I am currently reading “Ghost Train to the Easter Star”, a semi-memoir by the writer Paul Theroux. Though I can appreciate his ability to write, I find him to be nothing less than an ass when it comes to his observations of culture. My main complaint stands in his interest in looking for the “real” within each country that he visits. Looking back on our first week within China, I can now see that I was probably doing something similar, and I think that it is almost unavoidable in any adventurer (for an excellent, nearly selfless portrayal of Chinese culture, get a hold of Peter Hesslers River Town). It is very important, albeit it difficult, to make a distinction between the categorizations of real and typical. Everything is real. So long as we were in China, there could be no “fake”. There are, however, aspects that are not good portrayals of a culture as a whole. New York City can be seen as the premier American metropolis, but spend as long as you want in and on its streets and you will have only seen a sliver of American culture. The same applies for Beijing. Amazing city, amazing people, but step outside and you will quickly find yourself overwhelmed by how much farther the culture extends.

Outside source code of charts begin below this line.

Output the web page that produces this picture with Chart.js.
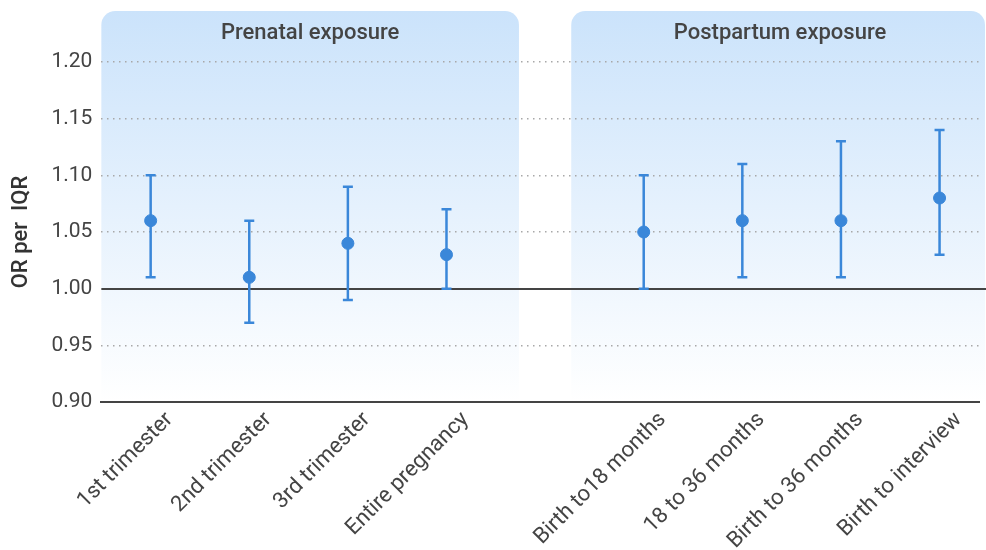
<!DOCTYPE html>
<html>
<head>
<meta charset="utf-8">
<script src="https://cdn.jsdelivr.net/npm/chart.js@4.4.1/dist/chart.umd.min.js"></script>
<style>
  html, body { margin: 0; padding: 0; background: #fff; overflow: hidden; }
  #wrap { width: 986px; height: 550px; }
</style>
</head>
<body>
<div id="wrap"><canvas id="oddsChart"></canvas></div>
<script>
// categories (index 4 is the gap between the two panels)
const categories = ['1st trimester', '2nd trimester', '3rd trimester', 'Entire pregnancy', '',
  'Birth to18 months', '18 to 36 months', 'Birth to 36 months', 'Birth to interview'];
const pointIndex = [0, 1, 2, 3, 5, 6, 7, 8];
const oddsRatio = [1.06, 1.01, 1.04, 1.03, 1.05, 1.06, 1.06, 1.08];
const lowerCI   = [1.01, 0.97, 0.99, 1.00, 1.00, 1.01, 1.01, 1.03];
const upperCI   = [1.10, 1.06, 1.09, 1.07, 1.10, 1.11, 1.13, 1.14];
const yTicks = [0.90, 0.95, 1.00, 1.05, 1.10, 1.15, 1.20];
const panelNames = ['Prenatal exposure', 'Postpartum exposure'];
const panelRanges = [[-0.5, 3.735], [4.265, 8.5]];

const blue = '#3a87d9';
const dark = '#444444';

// shaded panels behind the plot, plus the OR = 1 line and error bars
const panelsPlugin = {
  id: 'panels',
  beforeDraw(chart) {
    const { ctx, chartArea, scales: { x } } = chart;
    const top = 11;
    const bottom = chartArea.bottom;
    ctx.save();
    const grad = ctx.createLinearGradient(0, top, 0, bottom);
    grad.addColorStop(0, '#cbe3fb');
    grad.addColorStop(1, '#ffffff');
    panelRanges.forEach((r, i) => {
      const x0 = x.getPixelForValue(r[0]);
      const x1 = Math.min(x.getPixelForValue(r[1]), chart.width - 1);
      ctx.fillStyle = grad;
      ctx.beginPath();
      ctx.roundRect(x0, top, x1 - x0, bottom - top, [14, 14, 0, 0]);
      ctx.fill();
      const cx = (x.getPixelForValue(r[0]) + x.getPixelForValue(r[1])) / 2;
      ctx.fillStyle = dark;
      ctx.font = '500 22px Roboto';
      ctx.textAlign = 'center';
      ctx.textBaseline = 'middle';
      ctx.fillText(panelNames[i], cx, 33);
    });
    ctx.restore();
  },
  beforeDatasetsDraw(chart) {
    const { ctx, chartArea, scales: { x, y } } = chart;
    ctx.save();
    const y1 = Math.round(y.getPixelForValue(1));
    ctx.strokeStyle = dark;
    ctx.lineWidth = 2;
    ctx.beginPath();
    ctx.moveTo(chartArea.left, y1);
    ctx.lineTo(chart.width, y1);
    ctx.stroke();
    ctx.strokeStyle = blue;
    ctx.lineWidth = 2.5;
    pointIndex.forEach((xi, i) => {
      const px = x.getPixelForValue(xi);
      const lo = y.getPixelForValue(lowerCI[i]);
      const hi = y.getPixelForValue(upperCI[i]);
      ctx.beginPath();
      ctx.moveTo(px, lo); ctx.lineTo(px, hi);
      ctx.moveTo(px - 5, lo); ctx.lineTo(px + 5, lo);
      ctx.moveTo(px - 5, hi); ctx.lineTo(px + 5, hi);
      ctx.stroke();
    });
    ctx.restore();
  }
};

new Chart(document.getElementById('oddsChart'), {
  type: 'scatter',
  data: {
    datasets: [{
      label: 'OR',
      data: pointIndex.map((xi, i) => ({ x: xi, y: oddsRatio[i] })),
      backgroundColor: blue,
      borderColor: blue,
      pointRadius: 6,
      pointHoverRadius: 6
    }]
  },
  options: {
    responsive: true,
    maintainAspectRatio: false,
    animation: false,
    layout: { padding: { top: 62, left: 8, right: 0 } },
    plugins: { legend: { display: false }, tooltip: { enabled: false } },
    scales: {
      x: {
        type: 'linear',
        min: -0.5,
        max: 8.40,
        afterBuildTicks: axis => { axis.ticks = categories.map((c, i) => ({ value: i })); },
        afterFit: axis => { axis.height = 148; },
        grid: { display: false },
        border: { color: dark, width: 2 },
        ticks: {
          autoSkip: false,
          minRotation: 45,
          maxRotation: 45,
          labelOffset: 19,
          padding: -3,
          color: dark,
          font: { family: 'Roboto', size: 22 },
          callback: v => categories[v]
        }
      },
      y: {
        min: 0.9,
        max: 1.2,
        afterBuildTicks: axis => { axis.ticks = yTicks.map(v => ({ value: v })); },
        border: { display: false, dash: [1.5, 4.5] },
        grid: {
          drawTicks: false,
          color: c => Math.abs(c.tick.value - 1) < 1e-9 ? 'rgba(0,0,0,0)' : '#a8a8a8',
          lineWidth: 1.5
        },
        ticks: {
          padding: 9,
          color: dark,
          font: { family: 'Roboto', size: 21 },
          callback: v => v.toFixed(2)
        },
        title: {
          display: true,
          text: 'OR per  IQR',
          color: '#333',
          font: { family: 'Roboto', size: 22, weight: '500' },
          padding: { top: 0, bottom: 8 }
        }
      }
    }
  },
  plugins: [panelsPlugin]
});
</script>
</body>
</html>
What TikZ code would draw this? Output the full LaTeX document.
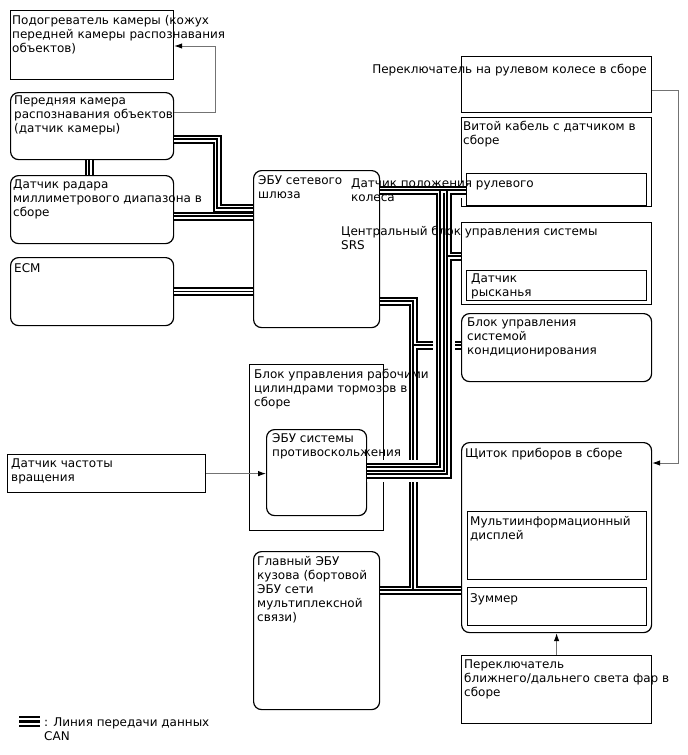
\documentclass[tikz,border=0pt]{standalone}
\usepackage{fontspec}
\setmainfont{DejaVu Sans}
\usetikzlibrary{arrows.meta}
\newcommand{\tfont}{\fontsize{12}{14}\selectfont}

\tikzset{
  box/.style={draw, line width=1.2pt, anchor=north west, inner sep=0pt},
  rbox/.style={box, rounded corners=8pt},
  sz/.style 2 args={minimum width=#1pt, minimum height=#2pt},
  txt/.style={anchor=north west, inner sep=0pt, align=left, font=\tfont, execute at begin node=\strut},
  can/.style={line width=9pt, postaction={draw, white, line width=5pt}, postaction={draw, black, line width=1.2pt}},
  cantop/.style={can, preaction={draw, white, line width=15pt}},
  sig/.style={draw=black!55, line width=0.9pt, -{Latex[black, length=8pt, width=5.5pt]}}
}

\begin{document}
\begin{tikzpicture}[x=1pt, y=-1pt]
  \useasboundingbox (0,0) rectangle (688,755);

  % left column
  \node[box, sz={163}{69}] (heater) at (10,10) {};
  \node[rbox, sz={163}{67}] (camera) at (10,92) {};
  \node[rbox, sz={163}{68}] (radar) at (10,175) {};
  \node[rbox, sz={163}{68}] (ecm) at (10,257) {};
  \node[box, sz={198}{38}] (speed) at (7,454) {};

  % middle column
  \node[rbox, sz={126}{157}] (gw) at (253,170) {};
  \node[box, sz={134}{166}] (brake) at (249,364) {};
  \node[rbox, sz={100}{86}] (abs) at (266,429) {};
  \node[rbox, sz={126}{158}] (body) at (253,551) {};

  % right column
  \node[box, sz={190}{56}] (swsw) at (461,56) {};
  \node[box, sz={190}{89}] (spiral) at (461,117) {};
  \node[box, sz={180}{32}] (angle) at (466,173) {};
  \node[box, sz={190}{82}] (srs) at (461,222) {};
  \node[box, sz={180}{30}] (yaw) at (466,270) {};
  \node[rbox, sz={190}{68}] (ac) at (461,313) {};
  \node[rbox, sz={190}{190}] (cluster) at (461,442) {};
  \node[box, sz={179}{68}] (mid) at (467,511) {};
  \node[box, sz={179}{38}] (buzzer) at (467,587) {};
  \node[box, sz={190}{68}] (lamp) at (461,655) {};

  % CAN lines
  \draw[can] (camera.south -| 89,0) -- (radar.north -| 89,0);
  \draw[can] (camera.east |- 0,139) -| (217,208) -- (gw.west |- 0,208);
  \draw[can] (radar.east |- 0,216) -- (gw.west |- 0,216);
  \draw[can] (ecm.east) -- (gw.west |- ecm.east);
  \draw[can] (gw.east |- 0,301) -| (413,590)
    (413,345) -- (ac.west |- 0,345)
    (body.east |- 0,590) -- (cluster.west |- 0,590);
  \draw[cantop] (gw.east |- 0,190) -- (angle.west |- 0,190)
    (440,190) |- (abs.east |- 0,467)
    (447,190) |- (abs.east |- 0,474)
    (447,256) -- (srs.west |- 0,256);

  % other signals
  \draw[sig] (camera.east |- 0,112) -| (215,46) -- (heater.east |- 0,46);
  \draw[sig] (speed.east) -- (abs.west |- speed.east);
  \draw[sig] (swsw.east |- 0,90) -| (678,463) -- (cluster.east |- 0,463);
  \draw[sig] (lamp.north) -- (cluster.south);

  % texts
  \node[txt] (heater-t) at (12,15) {Подогреватель камеры (кожух\\передней камеры распознавания\\объектов)};
  \node[txt] (camera-t) at (14,96) {Передняя камера\\распознавания объектов\\(датчик камеры)};
  \node[txt] (radar-t) at (13,180) {Датчик радара\\миллиметрового диапазона в\\сборе};
  \node[txt] (ecm-t) at (14,262) {ECM};
  \node[txt] (speed-t) at (11,459) {Датчик частоты\\вращения};
  \node[txt] (gw-t) at (258,175) {ЭБУ сетевого\\шлюза};
  \node[txt] (brake-t) at (254,369) {Блок управления рабочими\\цилиндрами тормозов в\\сборе};
  \node[txt] (abs-t) at (272,433) {ЭБУ системы\\противоскольжения};
  \node[txt] (body-t) at (257,556) {Главный ЭБУ\\кузова (бортовой\\ЭБУ сети\\мультиплексной\\связи)};
  \node[txt, anchor=north east] (swsw-t) at (647,63) {Переключатель на рулевом колесе в сборе};
  \node[txt] (spiral-t) at (463,121) {Витой кабель с датчиком в\\сборе};
  \node[txt] (angle-t) at (351,179) {Датчик положения рулевого\\колеса};
  \node[txt] (srs-t) at (341,226) {Центральный блок управления системы\\SRS};
  \node[txt] (yaw-t) at (471,274) {Датчик\\рысканья};
  \node[txt] (ac-t) at (467,318) {Блок управления\\системой\\кондиционирования};
  \node[txt] (cluster-t) at (465,447) {Щиток приборов в сборе};
  \node[txt] (mid-t) at (470,516) {Мультиинформационный\\дисплей};
  \node[txt] (buzzer-t) at (470,592) {Зуммер};
  \node[txt] (lamp-t) at (464,660) {Переключатель\\ближнего/дальнего света фар в\\сборе};

  % legend
  \foreach \y in {717,721.5,726}
    \draw[line width=2.2pt] (19,\y) -- (40,\y);
  \node[txt] (legend-t) at (44,718) {: Линия передачи данных\\CAN};
\end{tikzpicture}
\end{document}
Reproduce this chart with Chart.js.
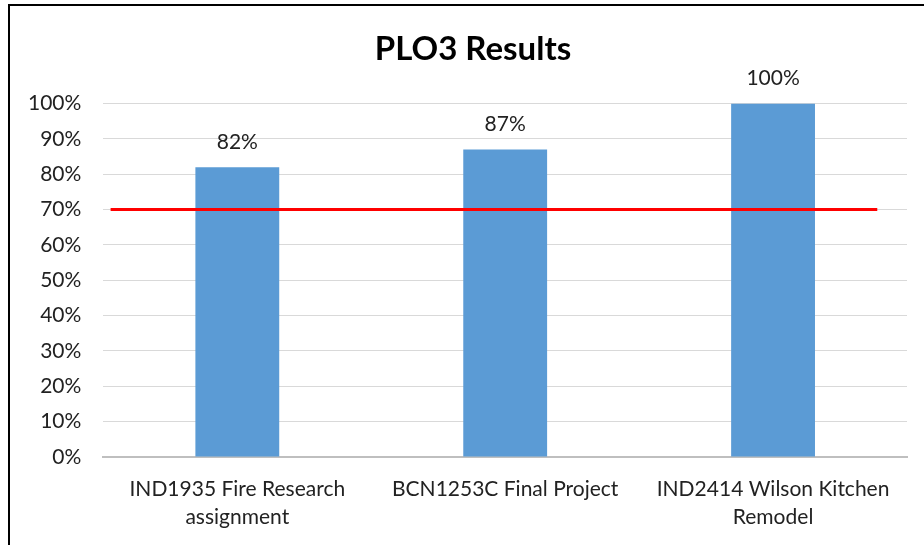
<!DOCTYPE html>
<html>
<head>
<meta charset="utf-8">
<script src="https://cdn.jsdelivr.net/npm/chart.js@4/dist/chart.umd.min.js"></script>
<style>
  html, body { margin: 0; padding: 0; background: #fff; overflow: hidden; }
  #wrap { position: relative; width: 924px; height: 545px; }
  #frame { position: absolute; left: 8px; top: 4px; width: 1000px; height: 1000px;
           border: 2px solid #000; pointer-events: none; }
</style>
</head>
<body>
<div id="wrap">
  <canvas id="chartPLO3" width="924" height="545"></canvas>
  <div id="frame"></div>
</div>
<script>
// datos del grafico
const cursos = [
  ["IND1935 Fire Research", "assignment"],
  ["BCN1253C Final Project"],
  ["IND2414 Wilson Kitchen", "Remodel"]
];
const resultados = [82, 87, 100];
const meta = 70;               // linea roja de objetivo
const metaInicio = 0.009;      // extremos de la linea (eje oculto 0..1)
const metaFin = 0.963;
const ticksY = [0, 10, 20, 30, 40, 50, 60, 70, 80, 90, 100];
const titulo = "PLO3 Results";

const fuente = "Lato, 'Liberation Sans', sans-serif";

// etiquetas encima de las barras + titulo (centrado en el grafico original)
const etiquetasBarras = {
  id: "etiquetasBarras",
  afterDatasetsDraw(chart) {
    const ctx = chart.ctx;
    const metaBar = chart.getDatasetMeta(1);
    ctx.save();
    ctx.font = "21px " + fuente;
    ctx.fillStyle = "#222";
    ctx.textAlign = "center";
    ctx.textBaseline = "middle";
    metaBar.data.forEach((el, i) => {
      ctx.fillText(resultados[i] + "%", el.x, el.y - 25);
    });
    // titulo
    const t = chart.titleBlock;
    ctx.font = "bold 33px " + fuente;
    ctx.fillStyle = "#000";
    ctx.fillText(titulo, chart.width / 2 + 11, t.top + t.height / 2 - 17);
    ctx.restore();
  }
};

var ctx = document.getElementById("chartPLO3").getContext("2d");
var chartPLO3 = new Chart(ctx, {
  type: "bar",
  data: {
    labels: cursos,
    datasets: [
      {
        type: "line",
        label: "Meta",
        data: [{ x: metaInicio, y: meta }, { x: metaFin, y: meta }],
        xAxisID: "x2",
        borderColor: "#FF0000",
        borderWidth: 3,
        pointRadius: 0,
        fill: false,
        order: 0
      },
      {
        label: "PLO3",
        data: resultados,
        backgroundColor: "#5B9BD5",
        borderWidth: 0,
        grouped: false,
        categoryPercentage: 1,
        barPercentage: 0.313,
        order: 1
      }
    ]
  },
  options: {
    responsive: false,
    animation: false,
    devicePixelRatio: 1,
    layout: { padding: { left: 6, right: 17, top: 30, bottom: 4 } },
    plugins: {
      legend: { display: false },
      tooltip: { enabled: false },
      title: {
        display: true,
        text: titulo,
        color: "rgba(0,0,0,0)",
        font: { family: fuente, size: 33, weight: "bold" },
        padding: { top: 0, bottom: 34 }
      }
    },
    scales: {
      x: {
        grid: { display: false },
        border: { color: "#BFBFBF", width: 2 },
        ticks: {
          color: "#222",
          font: { family: fuente, size: 21, lineHeight: 1.333 },
          maxRotation: 0,
          autoSkip: false,
          padding: 10
        }
      },
      x2: {
        type: "linear",
        display: false,
        offset: false,
        min: 0,
        max: 1
      },
      y: {
        min: 0,
        max: 100,
        afterBuildTicks(axis) { axis.ticks = ticksY.map(v => ({ value: v })); },
        grid: { color: "#D9D9D9", lineWidth: 1, drawTicks: false },
        border: { display: false },
        ticks: {
          color: "#222",
          font: { family: fuente, size: 21 },
          padding: 22,
          callback: v => v + "%"
        }
      }
    }
  },
  plugins: [etiquetasBarras]
});
</script>
</body>
</html>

I have once again lost my place in this (very) large thought. In short, this trip has done nothing short of school my understanding of the way in which I analyze the things I see. I came home from China unable to put words to any of the experiences that I had. It wasn’t that these experiences were beyond words, but that they sounded flat when I wrote about them as they occurred. I was writing thoughts in sequence, and though they had happened in a particular order, I found that writing about these experiences only made sense if I pulled them out of context and began to juxtapose them against one another. I have yet to post any such works, but once I get into the dating and drinking scene (of which I will never claim to understand), then I will really start to mash things up. Very much like the trip, this post continues to fight consistency. I will end here.